On the other hand, $f^{*}w_{1}(E_{2})(\gamma _{1})=w_{1}(E_{2})(f_{*}\gamma _{1}),$ which again equals 0 if and only if $\Lambda ^{n}E_{2}$ is trivial when restricted to $f_{*}\gamma _{1}$ . It is now easy to see that these two conditions are equal directly from the definition of the pullback bundle, since $\Lambda ^{n}f^{*}E_{2}=f^{*}(\Lambda ^{n}E_{2}).$ For part b), we recall that $H^{1}(\mathbb {R} P^{n},\mathbb {Z} /2\mathbb {Z} )=\mathbb {Z} /2\mathbb {Z} .$ Hence we need to figure out whether $w_{1}({\mathcal {O}}_{\mathbb {R} P^{n}}(-1))\in H^{1}(\mathbb {R} P^{n},\mathbb {Z} /2\mathbb {Z} )$ is $0$ or not. We claim that it is the non-zero element.

Let us first try to answer the question for $\mathbb {R} P^{1}$ . We already know from a previous exercise that ${\mathcal {O}}_{\mathbb {R} P^{1}}(-1)$ is isomorphic to the Mobius band and, of course, that $\mathbb {R} P^{1}\cong S^{1}$ . But, the Mobius band is non-orientable. Hence, $w_{1}({\mathcal {O}}_{\mathbb {R} P^{1}}(-1))$ is non-zero.
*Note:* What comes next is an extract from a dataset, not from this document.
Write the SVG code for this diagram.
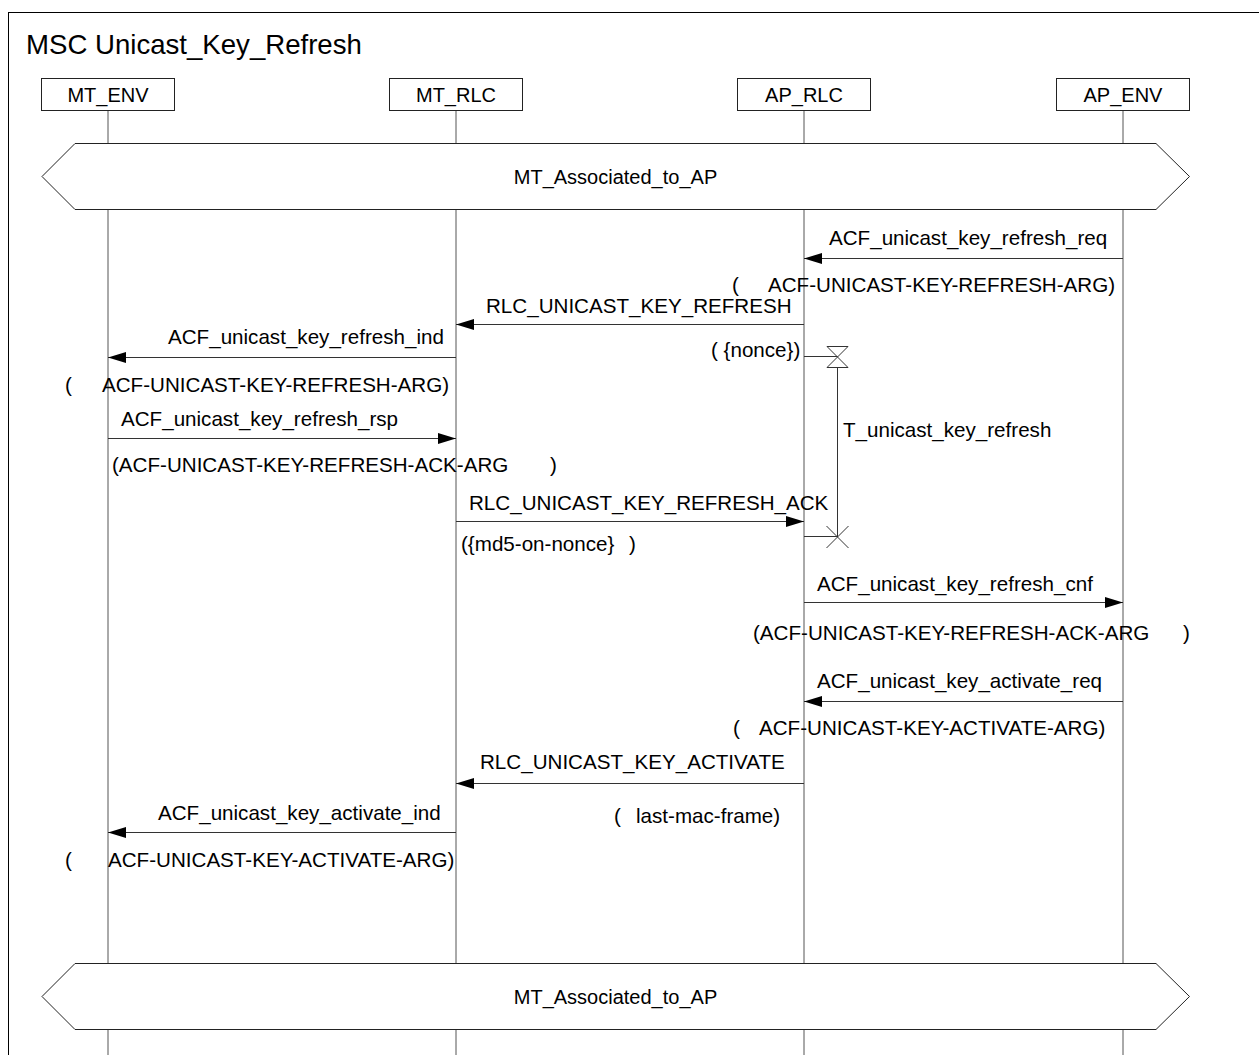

Now for the general case, we note that linear algebra gives us an embedding $f\colon \mathbb {R} P^{1}\hookrightarrow \mathbb {R} P^{n}$ (just consider the lines in $\mathbb {R} ^{n}$ which lie in a fixed plane) and, since $\mathbb {R} P^{1}$ is isomorphic to $S^{1}$ , it actually defines a loop in $\mathbb {R} P^{n}.$ Since ${\mathcal {O}}_{\mathbb {R} P^{n}}(-1)|_{\mathbb {R} P^{1}}={\mathcal {O}}_{\mathbb {R} P^{1}}(-1)$ , we see that by restricting to $\mathbb {R} P^{1}$ , the first Stiefel-Whitney class of $\mathbb {R} P^{n}$ must, in fact, also be non-zero.